Mimar, işveren ile binanın sadece mimari projelerini yapmak üzere bir sözleşme yapmayı aklından bile geçirmez. Onun amacı, tasarladığı yapıyı gerçekleştirebilmektir. Bu nedenle, genel olarak işveren ile yapılan sözleşme gereği mimar, mimari projelerin ve detaylarının hazırlanmasından sorumlu olduğu gibi, yapılacak mühendislik projelerinin ve tüm uygulamaların da sorumlusudur. Mimar bu büyük sorumluluğu üstlenirken, işveren ondan nerede ise yapının bedelinin tamamını kapsayan bir yapı sigortası poliçesi sunmasını bekler. Mühendislik işlerini yapacak bürolar da aynı biçimde kendi sigorta poliçelerini mimara sunmak zorunda oldukları gibi, inşaatı yapacak olan müteahhit firma ve/veya taşeronlar da yapının ve işin büyüklüğüne uygun bu tür poliçelere sahip olmak zorundadırlar.

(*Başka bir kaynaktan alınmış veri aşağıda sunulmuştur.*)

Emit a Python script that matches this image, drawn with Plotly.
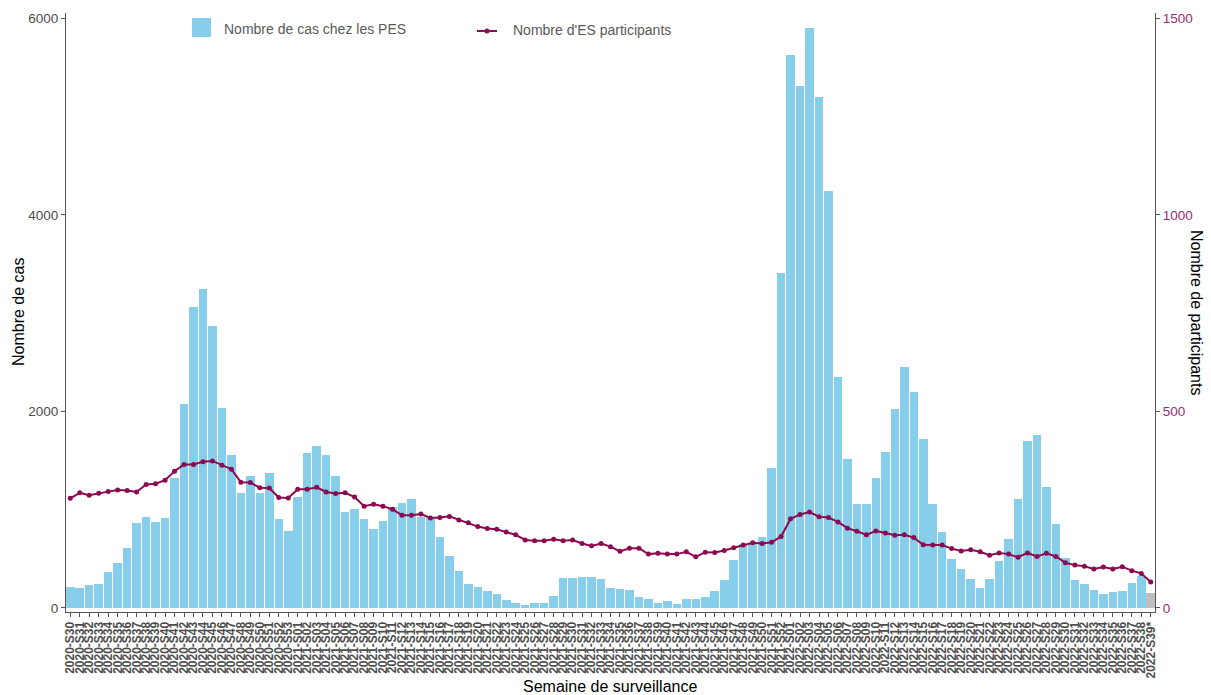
import plotly.graph_objects as go

# Surveillance weeks: 2020-S30 .. 2020-S53, 2021-S01 .. 2021-S52, 2022-S01 .. 2022-S39 (provisional)
weeks = ([f"2020-S{w:02d}" for w in range(30, 54)]
         + [f"2021-S{w:02d}" for w in range(1, 53)]
         + [f"2022-S{w:02d}" for w in range(1, 39)]
         + ["2022-S39*"])

# Weekly number of cases among staff (PES)
cases = [
    215, 205, 234, 244, 366, 454, 613, 868, 929, 875,
    912, 1320, 2072, 3058, 3244, 2865, 2037, 1556, 1166, 1342,
    1166, 1370, 905, 780,
    1129, 1580, 1651, 1556, 1342, 973, 1007, 908, 807, 885,
    1030, 1071, 1105, 922, 912, 725, 532, 376, 244, 214,
    173, 139, 78, 51, 31, 51, 51, 122, 305, 305,
    315, 315, 295, 200, 190, 183, 112, 95, 51, 68,
    41, 95, 95, 112, 173, 285, 488, 650, 650, 722,
    1428, 3404,
    5625, 5310, 5905, 5196, 4240, 2350, 1520, 1055, 1055, 1325,
    1583, 2026, 2455, 2200, 1724, 1055, 773, 499, 399, 290,
    201, 294, 473, 700, 1108, 1698, 1758, 1234, 853, 510,
    282, 245, 184, 139, 167, 177, 252, 330, 156,
]

# Weekly number of participating facilities (ES)
participants = [
    279, 293, 287, 292, 296, 300, 299, 295, 314, 316,
    325, 348, 365, 365, 372, 374, 363, 353, 320, 319,
    306, 305, 281, 280,
    302, 302, 307, 295, 291, 293, 282, 259, 264, 259,
    251, 236, 236, 239, 229, 230, 233, 224, 217, 207,
    202, 200, 193, 186, 173, 171, 171, 175, 171, 173,
    164, 158, 164, 156, 144, 152, 152, 137, 139, 137,
    137, 143, 130, 142, 141, 146, 153, 160, 166, 164,
    167, 182,
    227, 238, 244, 232, 230, 219, 203, 195, 186, 196,
    191, 185, 186, 179, 161, 160, 160, 151, 145, 148,
    143, 134, 140, 137, 129, 140, 131, 139, 131, 115,
    109, 106, 99, 104, 99, 105, 95, 88, 66,
]

x_idx = list(range(len(weeks)))

BAR_BLUE = "#87CEEB"
BAR_GREY = "#BEBEBE"
LINE_COL = "#8B0A50"
AXIS_COL = "#4D4D4D"
FONT = "Liberation Sans, Arial, sans-serif"

bar_colors = [BAR_BLUE] * (len(weeks) - 1) + [BAR_GREY]

W, H = 1211, 695
L, R, T, B = 66, 56, 13, 83
plot_w = W - L - R
plot_h = H - T - B


def px_x(p):
    return (p - L) / plot_w


def px_y(p):
    return 1 - (p - T) / plot_h


fig = go.Figure()

fig.add_trace(go.Bar(
    x=x_idx, y=cases, width=0.9,
    marker=dict(color=bar_colors, line=dict(width=0)),
    name="Nombre de cas chez les PES", showlegend=False,
    yaxis="y",
))

fig.add_trace(go.Scatter(
    x=x_idx, y=participants, mode="lines+markers",
    line=dict(color=LINE_COL, width=2),
    marker=dict(color=LINE_COL, size=5),
    name="Nombre d'ES participants", showlegend=False,
    yaxis="y2",
))

y_max_left = 6054
y_min_left = -41

fig.update_layout(
    width=W, height=H,
    margin=dict(l=L, r=R, t=T, b=B, autoexpand=False),
    paper_bgcolor="white", plot_bgcolor="white",
    font=dict(family=FONT, color=AXIS_COL),
    bargap=0,
    xaxis=dict(
        range=[-0.45, len(weeks) - 0.55],
        tickmode="array", tickvals=x_idx, ticktext=weeks,
        tickangle=-90,
        tickfont=dict(size=12, color=AXIS_COL, family=FONT, weight="bold"),
        ticks="outside", ticklen=4, tickcolor="#555555", tickwidth=1,
        showline=True, linecolor="#555555", linewidth=1,
        showgrid=False, zeroline=False, fixedrange=True,
    ),
    yaxis=dict(
        range=[y_min_left, y_max_left],
        tickmode="array", tickvals=[0, 2000, 4000, 6000],
        tickfont=dict(size=13.5, color=AXIS_COL, family=FONT),
        ticks="outside", ticklen=4, tickcolor="#555555",
        showline=True, linecolor="#555555", linewidth=1,
        showgrid=False, zeroline=False,
    ),
    yaxis2=dict(
        overlaying="y", side="right",
        range=[y_min_left / 4, y_max_left / 4],
        tickmode="array", tickvals=[0, 500, 1000, 1500],
        tickfont=dict(size=13.5, color="#9E2A72", family=FONT),
        ticks="outside", ticklen=4, tickcolor="#555555",
        showline=True, linecolor="#555555", linewidth=1,
        showgrid=False, zeroline=False,
    ),
)

annotations = [
    dict(text="Nombre de cas", x=px_x(18), y=px_y(312), xref="paper", yref="paper",
         textangle=-90, showarrow=False, font=dict(size=16, color="black", family=FONT),
         xanchor="center", yanchor="middle"),
    dict(text="Nombre de participants", x=px_x(1197), y=px_y(312), xref="paper", yref="paper",
         textangle=90, showarrow=False, font=dict(size=16, color="black", family=FONT),
         xanchor="center", yanchor="middle"),
    dict(text="Semaine de surveillance", x=px_x(610), y=px_y(686), xref="paper", yref="paper",
         showarrow=False, font=dict(size=16, color="black", family=FONT),
         xanchor="center", yanchor="middle"),
    dict(text="Nombre de cas chez les PES", x=px_x(222), y=px_y(29), xref="paper", yref="paper",
         showarrow=False, font=dict(size=14, color="#595959", family=FONT),
         xanchor="left", yanchor="middle"),
    dict(text="Nombre d'ES participants", x=px_x(511), y=px_y(30), xref="paper", yref="paper",
         showarrow=False, font=dict(size=14, color="#595959", family=FONT),
         xanchor="left", yanchor="middle"),
]

shapes = [
    # legend key: bars
    dict(type="rect", xref="paper", yref="paper",
         x0=px_x(192), x1=px_x(211), y0=px_y(18), y1=px_y(37),
         fillcolor=BAR_BLUE, line=dict(width=0)),
    # legend key: line with marker
    dict(type="line", xref="paper", yref="paper",
         x0=px_x(477), x1=px_x(497), y0=px_y(31), y1=px_y(31),
         line=dict(color=LINE_COL, width=2)),
    dict(type="circle", xref="paper", yref="paper",
         x0=px_x(484.5), x1=px_x(489.5), y0=px_y(28.5), y1=px_y(33.5),
         fillcolor=LINE_COL, line=dict(width=0)),
]

fig.update_layout(annotations=annotations, shapes=shapes)

fig.write_html("out.html")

Mimar, projelerini hazırladığı ve uygulamaya başladığında yapının belirlenmiş yapı bedelini, ancak %2.5 artı enflasyon oranında aşabilir. Uygulama sırasında her ay yapılan ödemeler sırasında gidişatın kötü olduğu, kullanılan malzeme ve yapılan işçiliklerin yanı sıra yüksek bedellerin ödendiği belirlenir ise, mimar uyarılır, birkaç uyarıdan sonra sözleşmeye imza atmış bulunan mimara işten el çektirilerek hakkında dava açılabilir. Bu tür olaylar doğal olarak medya için bulunmaz birer fırsat olduğundan, o mimarın veya mimarlık bürosunun geleceği tehlikeye girer. Bu nedenle sorumlu mimarlık kavramı orada çok önemlidir. Mimar, bir anlamda yapının gerçek sahibidir ve tamamlanması bir yana, yapının tesliminden sonraki 5 yıl içinde proje hatalarından, 10 yıl süre ile müteselsil olarak (müteahhit ve taşeronlar ile birlikte) yapıdaki malzeme ve işçilikten sorumludur. Bu uygulamalar sırasında mimar, yürürlükte bulunan yapı ve yapım ile ilgili tüm yasa ve yönetmelikleri, DİN-normlarını, yerel veya eyalet yapı yönetmeliklerini uygulamakla yükümlüdür.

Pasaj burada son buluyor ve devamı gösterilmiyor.